### Task details
Repeat the span of the entries below that starts at the line with "Reproduce this chart with matplotlib." and ends at the line with "ax.axhline(yv, color='#eeeeee', linewidth=0.8, zorder=0)", nothing more. Skip the pictures.

### Entries provided
☆ ☆ ☆
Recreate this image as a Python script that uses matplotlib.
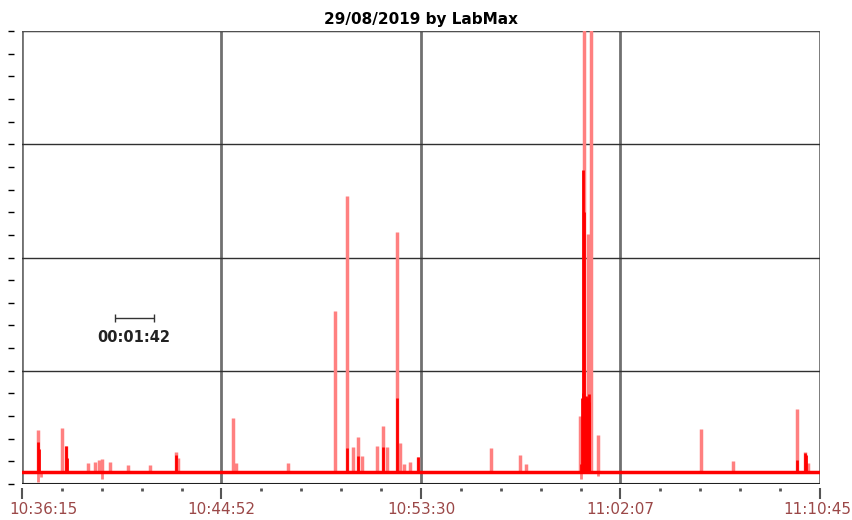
import matplotlib.pyplot as plt
from matplotlib.ticker import MultipleLocator
import numpy as np

# time in seconds after 10:36:15, values in chart units (0-100)
tick_labels = ['10:36:15', '10:44:52', '10:53:30', '11:02:07', '11:10:45']
t_end = 2070
baseline = 2.6

# pale series (max envelope) spikes
max_t = [41.5, 103.8, 114, 171, 189, 200, 208, 228, 275, 332, 399.5, 404,
         547, 556, 690, 812, 843, 859, 872, 882, 921, 936, 947, 973, 981,
         990, 1006, 1027, 1217, 1292, 1307, 1447, 1458, 1468, 1476, 1494,
         1761, 1844, 2010, 2031, 2039]
max_v = [11.9, 12.4, 8.4, 4.6, 4.9, 5.3, 5.5, 4.9, 4.2, 4.2, 7.1, 5.7,
         14.6, 4.6, 4.6, 38.2, 63.6, 8.2, 10.4, 6.2, 8.4, 12.8, 8.2, 55.6, 9.1,
         4.4, 4.9, 6.0, 7.9, 6.4, 4.4, 15.0, 140, 55.2, 140, 10.8,
         12.1, 5.1, 16.6, 7.1, 4.6]

# bright series (mean) spikes
mean_t = [41.5, 44, 114, 118, 399.5, 843, 872, 936, 973, 1027,
          1449, 1452, 1454, 1456, 1458, 1460, 1462, 1464, 1466, 1468, 1470,
          1472, 2010, 2031, 2034]
mean_v = [9.3, 7.7, 8.4, 5.8, 6.4, 8.0, 6.2, 8.2, 19.0, 6.0,
          4.5, 19.0, 20.0, 69.3, 60.0, 19.0, 19.0, 19.5, 19.0, 19.0, 19.9,
          18.0, 5.3, 6.8, 6.4]

# dips below baseline
dip_t = [41.5, 48, 208, 1449, 1494]
dip_v = [0.4, 1.6, 1.0, 1.2, 1.8]

fig = plt.figure(figsize=(8.53, 5.2), dpi=100)
ax = fig.add_axes([22/853, 36/520, 798/853, 453/520])

ax.vlines(max_t, baseline, max_v, color='#ff8080', lw=2.5, zorder=3)
ax.vlines(dip_t, dip_v, baseline, color='#ff8080', lw=2, zorder=3)
ax.vlines(mean_t, baseline, mean_v, color='#ff0000', lw=2, zorder=4)
ax.plot([0, t_end], [baseline, baseline], color='#ff0000', lw=2.5, zorder=4)

ax.set_xlim(0, t_end)
ax.set_ylim(0, 100)

xt = np.linspace(0, t_end, 5)
ax.xaxis.set_minor_locator(MultipleLocator(t_end / 20))
ax.set_xticks(xt)
ax.set_xticklabels([])
ax.yaxis.set_major_locator(MultipleLocator(25))
ax.yaxis.set_minor_locator(MultipleLocator(5))
ax.set_yticklabels([])

ax.tick_params(axis='x', which='major', length=8, width=1.5, color='#555555', direction='out')
ax.tick_params(axis='x', which='minor', length=2, width=2, color='#555555', direction='out')
ax.tick_params(axis='y', which='both', length=4, width=1, color='black', direction='out')

# time labels, end ones nudged to stay inside the figure
shifts = [21, 0, 0, 0, -3]
for x, lab, dx in zip(xt, tick_labels, shifts):
    ax.annotate(lab, xy=(x, 0), xycoords=('data', 'axes fraction'),
                xytext=(dx, -26), textcoords='offset pixels',
                ha='center', va='center', fontsize=11, color='#9b4848',
                annotation_clip=False)

ax.spines['left'].set_position(('outward', 6))
ax.spines['bottom'].set_position(('outward', 3))
for s in ['left', 'bottom', 'top', 'right']:
    ax.spines[s].set_color('none')

ax.grid(axis='x', which='major', color='#707070', lw=2, zorder=1)
ax.grid(axis='y', which='major', color='#303030', lw=1, zorder=1)
ax.axhline(0, color='#202020', lw=1.5, zorder=2)
ax.axhline(100, color='#505050', lw=1.5, zorder=2)

# scale bar
ax.errorbar([240 + 51], [36.6], xerr=[51], color='#333333', lw=1, capsize=3, capthick=1)
ax.text(291, 32.4, '00:01:42', ha='center', va='center', fontsize=10.5, fontweight='bold', color='#222222')

ax.set_title('29/08/2019 by LabMax', fontsize=11, fontweight='bold', pad=5)

plt.savefig('out.png', dpi=100)
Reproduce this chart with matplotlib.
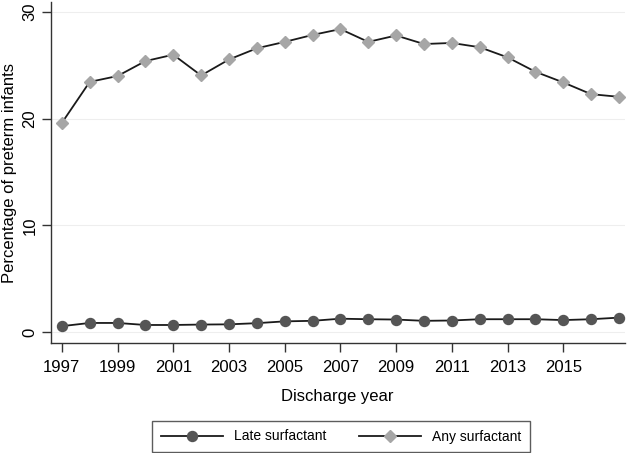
import matplotlib
matplotlib.use('Agg')
import matplotlib.pyplot as plt
import numpy as np

# Data
years = list(range(1997, 2018))
late_surfactant = [0.55, 0.85, 0.85, 0.66, 0.66, 0.70, 0.72, 0.83, 1.00, 1.05, 1.25,
                   1.20, 1.17, 1.05, 1.08, 1.20, 1.20, 1.20, 1.12, 1.20, 1.35]
any_surfactant = [19.6, 23.45, 24.0, 25.4, 26.0, 24.05, 25.55, 26.6, 27.2, 27.85, 28.4,
                  27.2, 27.8, 27.0, 27.1, 26.7, 25.75, 24.4, 23.4, 22.3, 22.05]
x_ticks = list(range(1997, 2017, 2))
y_ticks = [0, 10, 20, 30]

plt.rcParams['font.family'] = ['Liberation Sans', 'DejaVu Sans']

fig = plt.figure(figsize=(6.32, 4.53), dpi=100)
fig.patch.set_facecolor('white')
ax = fig.add_axes([0.0802, 0.2428, 0.908, 0.7528])

# faint horizontal grid
for yv in y_ticks:
    ax.axhline(yv, color='#eeeeee', linewidth=0.8, zorder=0)

ax.plot(years, late_surfactant, color='#1a1a1a', linewidth=1.3, marker='o',
        markersize=7.2, markerfacecolor='#555555', markeredgecolor='#555555',
        label='Late surfactant', zorder=3)
ax.plot(years, any_surfactant, color='#1a1a1a', linewidth=1.3, marker='D',
        markersize=6.4, markerfacecolor='#a6a6a6', markeredgecolor='#a6a6a6',
        label='Any surfactant', zorder=3)

ax.set_xlim(1996.6, 2017.2)
ax.set_ylim(-1.03, 30.94)
ax.set_xticks(x_ticks)
ax.set_yticks(y_ticks)
ax.set_yticklabels([str(v) for v in y_ticks], rotation=90, va='center')

for side in ['top', 'right']:
    ax.spines[side].set_visible(False)
for side in ['left', 'bottom']:
    ax.spines[side].set_color('#333333')
    ax.spines[side].set_linewidth(1.0)

ax.tick_params(axis='both', colors='#333333', labelcolor='black', length=6.5,
               width=1.0, labelsize=12)
ax.tick_params(axis='x', pad=5.5)
ax.tick_params(axis='y', pad=3)

ax.set_xlabel('Discharge year', fontsize=12, labelpad=10)
ax.set_ylabel('Percentage of preterm infants', fontsize=12, labelpad=4)

leg = fig.legend(loc='center', bbox_to_anchor=(341 / 632, 1 - 436.5 / 453), ncol=2,
                 fontsize=10, frameon=True, fancybox=False, handlelength=4.5,
                 columnspacing=2.3, borderpad=0.6, handletextpad=0.8)
leg.get_frame().set_edgecolor('#333333')
leg.get_frame().set_linewidth(1.0)

fig.savefig('out.png', dpi=100, facecolor='white')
☆ ☆ ☆
### Solution to this task
Reproduce this chart with matplotlib.
import matplotlib
matplotlib.use('Agg')
import matplotlib.pyplot as plt
import numpy as np

# Data
years = list(range(1997, 2018))
late_surfactant = [0.55, 0.85, 0.85, 0.66, 0.66, 0.70, 0.72, 0.83, 1.00, 1.05, 1.25,
                   1.20, 1.17, 1.05, 1.08, 1.20, 1.20, 1.20, 1.12, 1.20, 1.35]
any_surfactant = [19.6, 23.45, 24.0, 25.4, 26.0, 24.05, 25.55, 26.6, 27.2, 27.85, 28.4,
                  27.2, 27.8, 27.0, 27.1, 26.7, 25.75, 24.4, 23.4, 22.3, 22.05]
x_ticks = list(range(1997, 2017, 2))
y_ticks = [0, 10, 20, 30]

plt.rcParams['font.family'] = ['Liberation Sans', 'DejaVu Sans']

fig = plt.figure(figsize=(6.32, 4.53), dpi=100)
fig.patch.set_facecolor('white')
ax = fig.add_axes([0.0802, 0.2428, 0.908, 0.7528])

# faint horizontal grid
for yv in y_ticks:
    ax.axhline(yv, color='#eeeeee', linewidth=0.8, zorder=0)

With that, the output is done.